Григ лишь раз встретился с автором Патетической симфонии, встретился случайно, на житейском перепутье. Кашкин коротко знал его поболее четверти века, видел его на вершине славы и в минуты слабости. Но и у Кашкина осталась о Чайковском добрая память, и этой доброй памятью он щедро делился со всеми. Не только в «Воспоминаниях о Петре Ильиче Чайковском», не только в замечательной серии статей, вызванной к жизни выходом трехтомной «Жизни Петра Ильича Чайковского» и во многом дополняющей и поправляющей труд Модеста Ильича, но и в бесчисленных текущих отзывах и заметках. Кашкин сообщает драгоценные подробности, сохраненные его неистощимой памятью. О чем бы он ни говорил, что бы ни вспоминал, ровность и теплота тона, сердечное уважение к памяти великого композитора, редкое в мемуаристе умение естественно отодвинуть на задний план собственную личность придают изложению Кашкина особенный отпечаток спокойного достоинства и благородства.
С иным, щемящим чувством вспоминал о старых днях Ларош. Когда-то он первый угадал в своем друге гениального художника. Тремя годами позже— напечатал полную яда статью о «Воеводе». Потом год за годом рецензировал большинство произведений Чайковского — умно, весело, с блеском. Он почти всегда хвалил их, даже когда осуждал в целом, и почти всегда не совсем одобрял, даже когда в целом хвалил. А в один более чем странный день, погостив в Майданове и уезжая, с бухты-барахты сказал гостеприимному хозяину, что терпеть не может его музыку… Но, верно, всех умнее был хорошо знавший обоих И. А. Клименко, говоря, что Ларош в глубине души любил Петра Ильича, даже когда делал ему пакости.
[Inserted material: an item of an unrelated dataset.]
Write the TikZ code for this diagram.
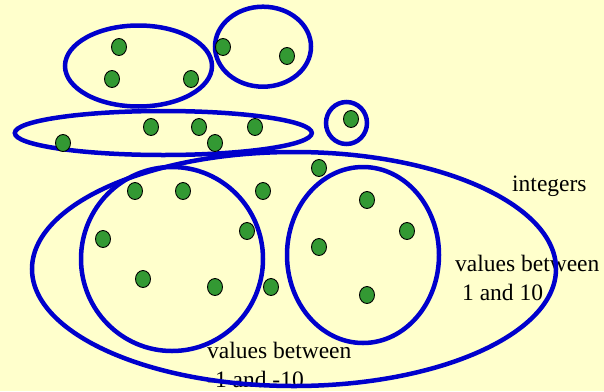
\documentclass[tikz,border=0pt]{standalone}
\usepackage{fontspec}
\setmainfont{Liberation Serif}
\usetikzlibrary{shapes.geometric}
\definecolor{SetBlue}{HTML}{0000CC}
\definecolor{ElemGreen}{HTML}{339933}
\definecolor{PaleYellow}{HTML}{FFFFCC}
\tikzset{
  setring/.style={ellipse, draw=SetBlue, line width=4.5pt, inner sep=0pt},
  elem/.style={ellipse, draw=black, line width=0.9pt, fill=ElemGreen, minimum width=15pt, minimum height=17pt, inner sep=0pt},
  setlab/.style={font=\fontsize{23.5}{29}\selectfont, text=black, anchor=base west, align=left, inner sep=0pt},
}

\begin{document}
\begin{tikzpicture}[x=1pt, y=-1pt]
    \useasboundingbox (0,0) rectangle (604,391);
    \fill[PaleYellow] (0,0) rectangle (604,391);
    % labels (base = last line)
    \node[setlab] (intlab) at (512,191) {integers};
    \node[setlab] (poslab) at (455,300) {values between\\\hspace*{7pt}1 and 10};
    \node[setlab] (neglab) at (207,387) {values between\\-1 and -10};
    % sets
    \node[setring, minimum width=147pt, minimum height=81pt] (pairA) at (138.5,66) {};
    \node[setring, minimum width=96pt, minimum height=80pt] (pairB) at (263,46.7) {};
    \node[setring, minimum width=297pt, minimum height=44pt] (row) at (163.3,133) {};
    \node[setring, minimum width=41pt, minimum height=42pt] (single) at (346.5,123) {};
    \node[setring, minimum width=524pt, minimum height=234pt] (integers) at (294,269) {};
    \node[setring, minimum width=182pt, minimum height=184pt] (negset) at (172,259) {};
    \node[setring, minimum width=152pt, minimum height=176pt] (posset) at (363,255) {};
    % elements
    \node[elem] (e1) at (119,47) {};
    \node[elem] (e2) at (112,79) {};
    \node[elem] (e3) at (191,79) {};
    \node[elem] (e4) at (223,47) {};
    \node[elem] (e5) at (287,56) {};
    \node[elem] (e6) at (351,119) {};
    \node[elem] (e7) at (151,127) {};
    \node[elem] (e8) at (199,127) {};
    \node[elem] (e9) at (255,127) {};
    \node[elem] (e10) at (63,143) {};
    \node[elem] (e11) at (215,143) {};
    \node[elem] (e12) at (319,168) {};
    \node[elem] (e13) at (135,191) {};
    \node[elem] (e14) at (183,191) {};
    \node[elem] (e15) at (263,191) {};
    \node[elem] (e16) at (367,200) {};
    \node[elem] (e17) at (247,231) {};
    \node[elem] (e18) at (407,231) {};
    \node[elem] (e19) at (103,239) {};
    \node[elem] (e20) at (319,247) {};
    \node[elem] (e21) at (143,279) {};
    \node[elem] (e22) at (215,287) {};
    \node[elem] (e23) at (271,287) {};
    \node[elem] (e24) at (367,295) {};
\end{tikzpicture}
\end{document}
А теперь уже ничего нельзя было ни объяснить, ни поправить. Оставалось, как он сам заявил в одной статье, снова и снова вести с Чайковским посмертный спор — продолжение или возобновление бесчисленных споров при жизни. Как на грех, у этого психически неустойчивого, а к концу жизни совсем опустившегося, тяжелого человека со многими пороками была болезненно чуткая совесть. Неподкупная, неумолимая, она все грызла и грызла его, и сквозь блестящую лирико-фельетонную болтовню его поздних статей нет-нет да и прорывался глухой стон боли. То Ларош принимался доказывать, что
Петр Ильич был музыкантом с капризно переменчивыми вкусами и критиком, легко впадающим в противоречие с самим собой. То, откидывая эти тягостные самооправдания в форме клеветы, вспоминая свои прежние статьи о Чайковском, он с мучительной гримасой, с болезненным вывертом обращался прямо к почтеннейшей публике. «Вы понимаете, — писал он, — какое для меня искушение — не брюзжать, не шипеть на друга, а в кои-то веки сказать ему и ласковое слово? Ведь он при жизни хотя и делал вид, что внимания не обращает на музыкальных «рецензентов», а ценит только мнение «близких» людей, но в сущности не был свободен от общей артистической слабости и принимал близко к сердцу каждый малейший укол газеты или журнала. На «близкого человека», бывшего в то же время и «рецензентом», ему не повезло: хвалил я его и очень, да как-то невпопад, не там, где ему всего нужней было…» И свою последнюю большую статью Ларош в значительной степени посвятил объяснению того, почему он в свое время не оценил программных произведений Чайковского. Упиваясь «сладким ядом самобичевания», он признавался в невольной несправедливости к Петру Ильичу, в своем все возраставшем конфузе и решительно отмечал все еще несимпатичный ему, но несомненный, всеобщий поворот в пользу средств музыкальной выразительности своего покойного друга, в пользу его «музыкальной правды».